President Rivlin offers message of unity after visits to rocket attack victims

The son of Ziad Alhamada, a victim of an attack, reportedly told Israel's head of state 'you don’t know what it means to me that you came here' when he visited them

President Reuven Rivlin. Photo by: JINIPIX

Here’s an exchange between Israeli President Reuven Rivlin and the son of an Arab-Israeli man who was killed over the weekend by a Hamas bomb.

“You don’t know what it means to me that you came here,” the son of Ziad Alhamada reportedly told Rivlin when the president visited his home.

“Why wouldn’t I come?” Rivlin replied. “Aren’t you an Israeli citizen?”

Alhamada, 49, was among four Israelis killed over the weekend when Hamas launched nearly 700 rockets at Israel; many were injured. He died when a rocket hit the factory where he worked in Ashkelon.

Rivlin also visited the families of the others killed: Pinchas Menachem Prezuazman, a 21-year-old American Israeli; Moshe Agadi, a 58-year-old father of four who was hit with shrapnel to his chest and stomach in the yard of his Ashkelon home; and 67-year-old Moshe Feder, who was hit by a missile while driving.

As of Monday, 25 Palestinians were reported dead in by the Hamas-controlled Gaza Health Ministry.

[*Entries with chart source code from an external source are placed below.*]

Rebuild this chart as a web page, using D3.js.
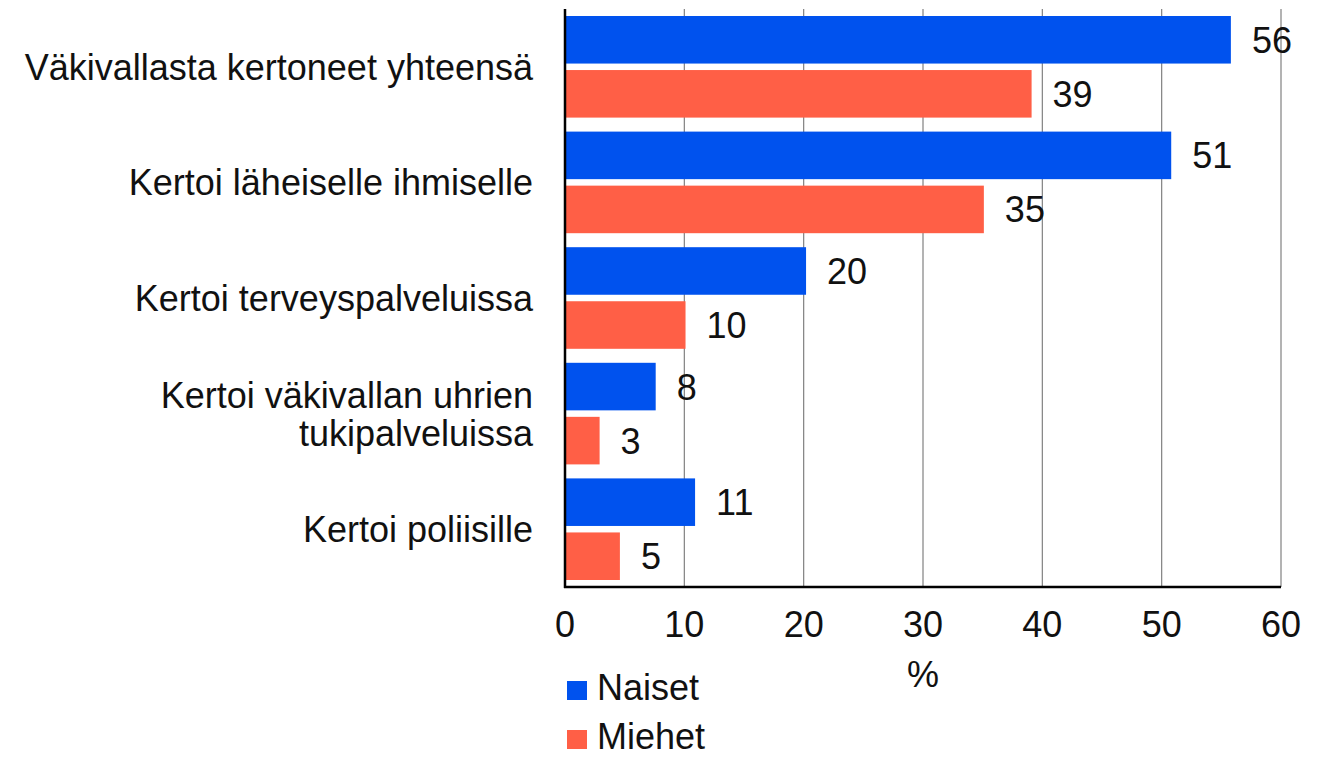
<!DOCTYPE html>
<html>
<head>
<meta charset="utf-8">
<script src="https://cdn.jsdelivr.net/npm/d3@7"></script>
<style>
  body { margin: 0; background: #fff; }
  svg { display: block; font-family: "Liberation Sans", Arial, sans-serif; }
</style>
</head>
<body>
<div id="chart"></div>
<script>
const kategoriat = [
  ["Väkivallasta kertoneet yhteensä"],
  ["Kertoi läheiselle ihmiselle"],
  ["Kertoi terveyspalveluissa"],
  ["Kertoi väkivallan uhrien", "tukipalveluissa"],
  ["Kertoi poliisille"],
];
const sarjat = ["Naiset", "Miehet"];
// palkkien pituudet luettu kuvasta, tekstit pyöristettynä
const naiset = [55.8, 50.8, 20.2, 7.6, 10.9];
const miehet = [39.1, 35.1, 10.1, 2.9, 4.6];
const tikit = [0, 10, 20, 30, 40, 50, 60];
const varit = { Naiset: "#0052ee", Miehet: "#ff5f46" };

const width = 1327;
const height = 757;
const plot = { left: 565, right: 1281, top: 9, bottom: 587 };
const fontSize = 36;

const data = kategoriat.map((k, i) => ({
  key: k.join(" "),
  lines: k,
  Naiset: naiset[i],
  Miehet: miehet[i],
}));

const svg = d3
  .select("#chart")
  .append("svg")
  .attr("width", width)
  .attr("height", height);

const x = d3.scaleLinear().domain([0, 60]).range([plot.left, plot.right]);

const y0 = d3
  .scaleBand()
  .domain(data.map((d) => d.key))
  .range([plot.top, plot.bottom])
  .padding(0);

const y1 = d3
  .scaleBand()
  .domain(sarjat)
  .range([7, y0.bandwidth() - 7])
  .paddingInner(0.12);

// pystysuuntaiset apuviivat
svg
  .append("g")
  .selectAll("line")
  .data(tikit.slice(1))
  .enter()
  .append("line")
  .attr("x1", (d) => x(d))
  .attr("x2", (d) => x(d))
  .attr("y1", plot.top)
  .attr("y2", plot.bottom)
  .attr("stroke", "#808080")
  .attr("stroke-width", 1.2);

// palkit
const ryhma = svg
  .append("g")
  .selectAll("g")
  .data(data)
  .enter()
  .append("g")
  .attr("transform", (d) => `translate(0,${y0(d.key)})`);

ryhma
  .selectAll("rect")
  .data((d) => sarjat.map((s) => ({ sarja: s, value: d[s] })))
  .enter()
  .append("rect")
  .attr("x", x(0))
  .attr("y", (d) => y1(d.sarja))
  .attr("width", (d) => x(d.value) - x(0))
  .attr("height", y1.bandwidth())
  .attr("fill", (d) => varit[d.sarja]);

ryhma
  .selectAll("text")
  .data((d) => sarjat.map((s) => ({ sarja: s, value: d[s] })))
  .enter()
  .append("text")
  .attr("x", (d) => x(d.value) + 21)
  .attr("y", (d) => y1(d.sarja) + y1.bandwidth() / 2)
  .attr("dy", "0.36em")
  .attr("font-size", fontSize)
  .attr("fill", "#111")
  .text((d) => Math.round(d.value));

// akselit
svg
  .append("line")
  .attr("x1", plot.left)
  .attr("x2", plot.left)
  .attr("y1", plot.top)
  .attr("y2", plot.bottom + 1)
  .attr("stroke", "#000")
  .attr("stroke-width", 2.5);

svg
  .append("line")
  .attr("x1", plot.left - 1)
  .attr("x2", plot.right)
  .attr("y1", plot.bottom)
  .attr("y2", plot.bottom)
  .attr("stroke", "#000")
  .attr("stroke-width", 2.5);

svg
  .append("g")
  .selectAll("text")
  .data(tikit)
  .enter()
  .append("text")
  .attr("x", (d) => x(d))
  .attr("y", plot.bottom + 50)
  .attr("text-anchor", "middle")
  .attr("font-size", fontSize)
  .attr("fill", "#111")
  .text((d) => d);

svg
  .append("text")
  .attr("x", x(30))
  .attr("y", 687)
  .attr("text-anchor", "middle")
  .attr("font-size", fontSize)
  .attr("fill", "#111")
  .text("%");

// kategorioiden nimet
const nimet = svg
  .append("g")
  .selectAll("text")
  .data(data)
  .enter()
  .append("text")
  .attr("text-anchor", "end")
  .attr("font-size", fontSize)
  .attr("fill", "#111");

const riviKorkeus = 38;
nimet
  .selectAll("tspan")
  .data((d) =>
    d.lines.map((l, i) => ({
      l,
      yy:
        y0(d.key) +
        y0.bandwidth() / 2 +
        (i - (d.lines.length - 1) / 2) * riviKorkeus,
    })),
  )
  .enter()
  .append("tspan")
  .attr("x", 533)
  .attr("y", (d) => d.yy)
  .attr("dy", "0.36em")
  .text((d) => d.l);

// selite
const selite = svg
  .append("g")
  .selectAll("g")
  .data(sarjat)
  .enter()
  .append("g")
  .attr("transform", (d, i) => `translate(567,${681 + i * 49})`);

selite
  .append("rect")
  .attr("width", 20)
  .attr("height", 19)
  .attr("fill", (d) => varit[d]);

selite
  .append("text")
  .attr("x", 30)
  .attr("y", 19)
  .attr("font-size", fontSize)
  .attr("fill", "#111")
  .text((d) => d);
</script>
</body>
</html>
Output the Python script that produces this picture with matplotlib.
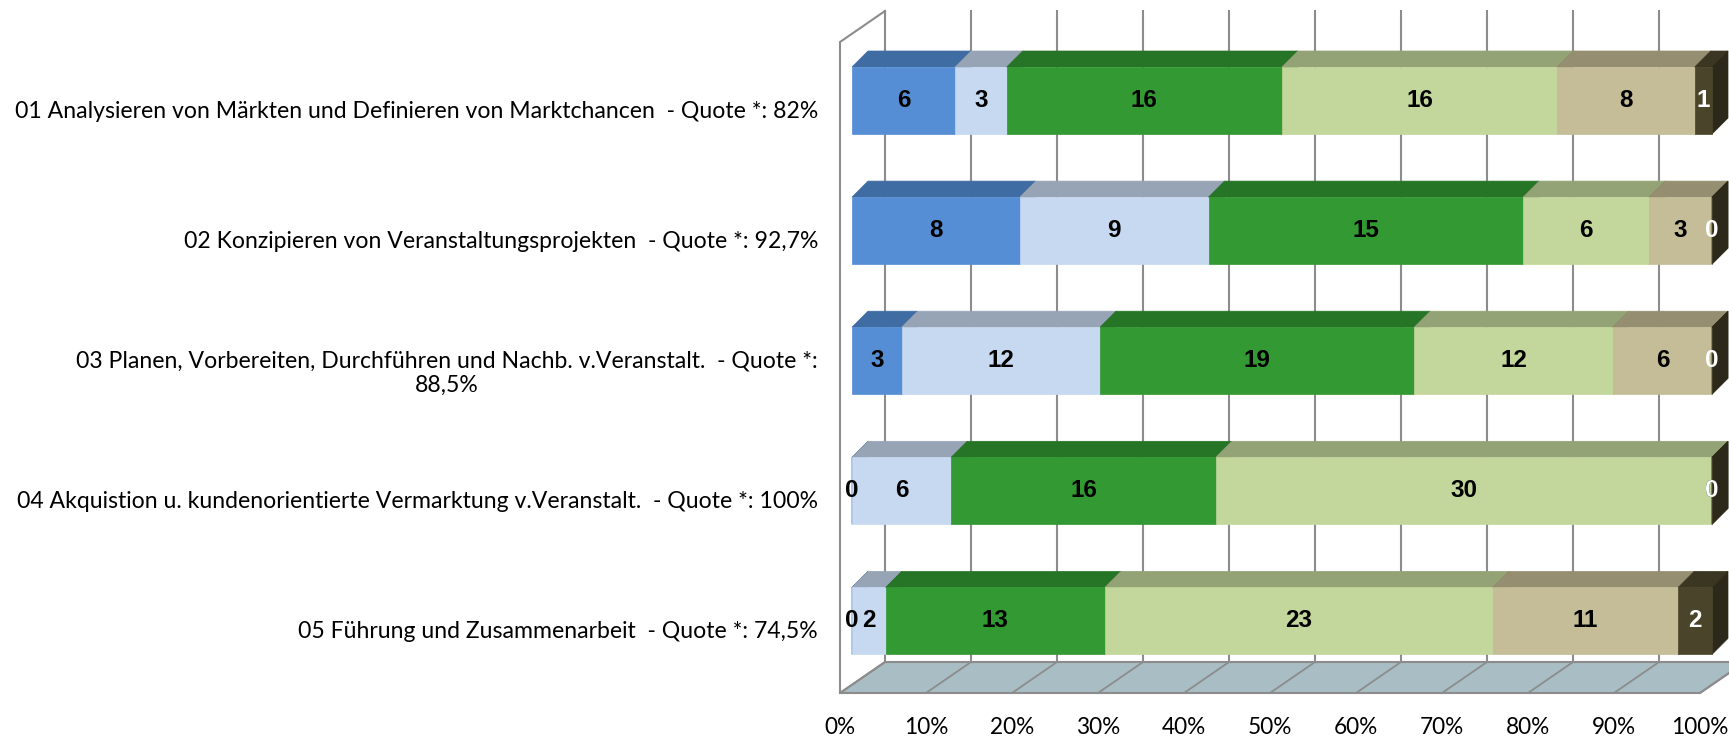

In a message of unity, Rivlin said he does “everything I can to visit all Israelis who are in such terrible grief from terrorist attacks.”

“We, the tribes of Israel, are together in good times and bad, in hope and in difficulty, regardless of which tribe we are from,” he said. “Ultra-Orthodox, secular, religious and traditional, Jews and Arabs – terror strikes us all without discrimination and without mercy and we will never surrender to it.”